Eh, I found it to read like a contemporary update of Wallace Stevens at his worst: a trifling mix of unrestrained word-play and vague, philosophical pretensions. Actually, no; I don't think Stevens entirely deserves this unflattering comparison. At Joron's worst, he writes as if he were the "poet" behind that Fage Yogurt commercial narrated by Willem Dafoe--but with a B.S. degree in both senses of the abbreviation!
It sounds like Dr. Seuss, too, but I'd rather attend a seussical than read another line of this poetry: "Mine to ask a mask to say, A is not A.\ No one, ever the contrarian, to answer[....]\ What is the word for getting words & forgetting?\ Might night right sight?" And this was one of the newer poems, which goes to show that wisdom and age are sometimes mutually exclusive.
If you want some neo-surrealist wizardry that displays real vision and erudition, almost anything by Will Alexander is better than this, in my opinion.

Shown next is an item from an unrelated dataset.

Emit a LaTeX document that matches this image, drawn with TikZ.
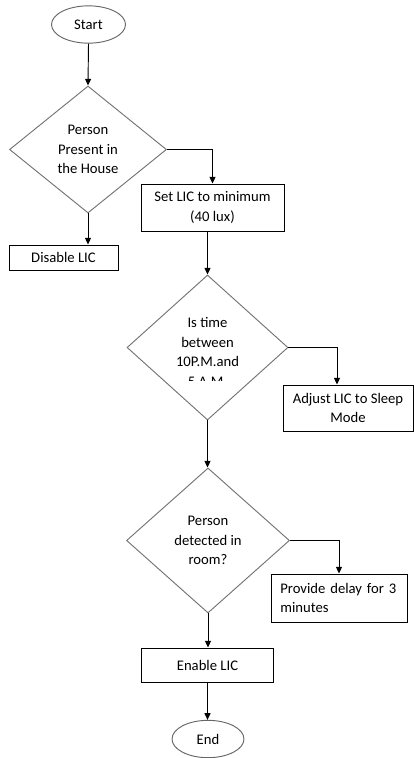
\documentclass[tikz,border=0pt]{standalone}
\usepackage{fontspec}
\setmainfont{Carlito}
\usetikzlibrary{positioning,shapes.geometric,arrows.meta}

\begin{document}
\begin{tikzpicture}[x=0.75pt,y=-0.75pt,line width=0.7pt,
  font=\fontsize{11}{14.6}\selectfont,
  term/.style={draw=black!60,ellipse,minimum width=55.5pt,minimum height=28pt,inner sep=0pt},
  decision/.style={draw=black!55,diamond,inner sep=0pt,align=center},
  process/.style={draw=black,rectangle,inner sep=0pt,align=center},
  arr/.style={-{Triangle[length=5pt,width=4.5pt]}}]
\useasboundingbox (0,0) rectangle (414,758);
% Start and end
\node[term] (start) at (88.5,24.5) {Start};
\node[term,minimum width=54pt] (end) at (208,739) {End};
% Decisions
\node[decision,minimum width=117.75pt,minimum height=95.25pt] (house) at (88,149.5) {Person\\Present in\\the House};
\node[decision,minimum width=120.75pt,minimum height=108.75pt] (time) at (207.5,347.5) {};
\node[decision,minimum width=122.25pt,minimum height=108.75pt] (room) at (208,540.5) {Person\\detected in\\room?};
% Text of the time check, cut off at the bottom
\begin{scope}
\clip (120,300) rectangle (300,380);
\node[align=center,inner sep=0pt] (timetext) at (207.5,352) {Is time\\between\\10P.M.and\\5 A.M.};
\end{scope}
% Boxes
\node[process,minimum width=107.25pt,minimum height=35.25pt] (setlic) at (212.5,207.5) {Set LIC to minimum\\(40 lux)};
\node[process,minimum width=81.75pt,minimum height=18.75pt] (disable) at (63.5,257.5) {Disable LIC};
\node[process,minimum width=97.5pt,minimum height=34.5pt] (sleep) at (348,408) {Adjust LIC to Sleep\\Mode};
\node[process,minimum width=102pt,minimum height=36pt,text width=88pt,align=left] (delay) at (339,598) {Provide delay for 3\\minutes};
\node[process,minimum width=99pt,minimum height=25.5pt] (enable) at (207.5,665) {Enable LIC};
% Arrows
\draw[arr] (start.south) -- (house.north);
\draw[arr] (house.east) -| (setlic.north);
\draw[arr] (house.south) -- (house.south |- disable.north);
\draw[arr] (setlic.south -| time.north) -- (time.north);
\draw[arr] (time.east) -| ([xshift=-8.25pt]sleep.north);
\draw[arr] (time.south) -- (time.south |- room.north);
\draw[arr] (room.east) -| (delay.north);
\draw[arr] (room.south) -- (room.south |- enable.north);
\draw[arr] (enable.south) -- (enable.south |- end.north);
\end{tikzpicture}
\end{document}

Although I have been reading considerably more poetry, the last time that I remember being so fascinated with a book of poems was when I read Anne Carson's Autobiography of Red . In addition to being an investigation of language, this sampling of Andrew Joron's work muddies the water between surreal, science, fiction, poetry, and dissolves language in a way that is neither heavy handed nor obtuse. I thoroughly enjoyed this collection and now I want to get my hands on his other works!